Allison Farish: I’ve started by working to change the way people think about the role of human resources, about how we can help them run the business, about the value that we could bring to them. When I came to Air Methods, there was an opportunity to improve the HR department and to strengthen our company from the inside out.
What’s your strategy for doing that?
Farish: My approach has been to focus first on leadership and management. I’ve found that if we go into the business and only solve the problem of the day, then we’re missing an opportunity to educate our managers and leaders about how to be better managers and leaders. Sometimes we may end up solving that problem of the day, but we also strive to give them a new tool, a new idea, a new framework, or a new process to deal with a similar situation down the road in a more effective way. This allows us to exponentially increase our impact.

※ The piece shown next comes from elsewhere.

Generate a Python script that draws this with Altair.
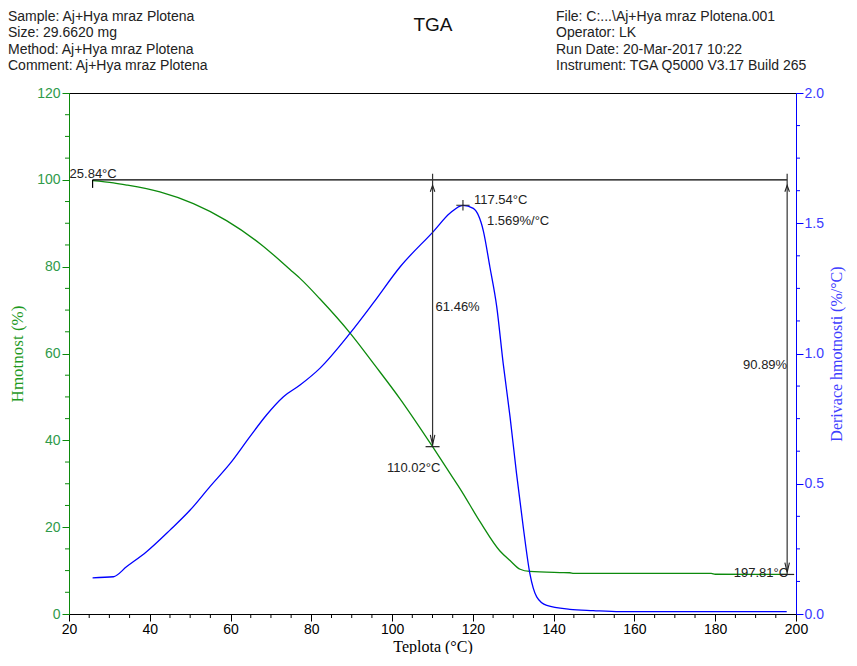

Can you give a practical example?
Farish: Historically at Air Methods, succession planning was about, “Who’s my emergency successor? Who’s going to step in tomorrow if I win the lottery?” We’ve reframed succession planning as a longer-term vision for where the talent is in the organization. The question should instead be, “Who is going to be able to step up a year from now and what do we need to do to help get them ready?” It’s not about the plan; it’s about the development that happens because of the plan.
Has there been a lot of retraining within HR to accomplish your goals?
Farish: I’ve coached the HR team here to think of themselves as educators. If we come at every issue from an educational approach—whether compensation and benefits, employee relations, or learning and development—then we’re leaving something behind.
So the changes have been more about the company culture rather than new rules and policies.
Farish: Exactly. When people have an old-school leadership and management mind-set, sometimes they become overly dependent on rules and policies, which gets people into that trap of just thinking—“I have to be a rule-follower”—and they stop thinking about the whole person and the whole situation and taking things in a broader context. HR for HR is also really critical.
What do you mean by “HR for HR”?
Farish: That we have no business telling others in the company what to do around people, performance, talent, and handling disciplinary issues if we’re not doing it for ourselves. I put a lot of my time and energy as an HR executive into the team. Paying attention to our team dynamics and holding people accountable, making sure that we’re rewarding the right behaviors. We have to be in good shape ourselves first before we can really help support the broader organization.
What’s your take on how personnel management should address employees’ lives outside work?
Farish: What happens to people at work is going to affect them at home. And the inverse is true as well. When people can give fully to their families, to their communities, to their hobbies, they come back to work in a different way that I think is more positive. It is never perfect; we are all too busy and have too many things on our to-do lists, but just the simple recognition of concern and care makes people more productive, more committed to the organization, and more fulfilled.
Even though you’ve only been at Air Methods for a year, do you have a sense that there is a different conversation happening as a result of your approach?
Farish: I do, and I give a lot of credit to my team for approaching things as educators. What I’m seeing and hearing is that our team is helping reframe certain issues that in the past were all about rules and policies and procedure. We are taking a step back and looking at the bigger picture. I get a lot of feedback from our business leaders that they like the new HR team, that they are getting a whole different level of support and input and participation than they have ever had before.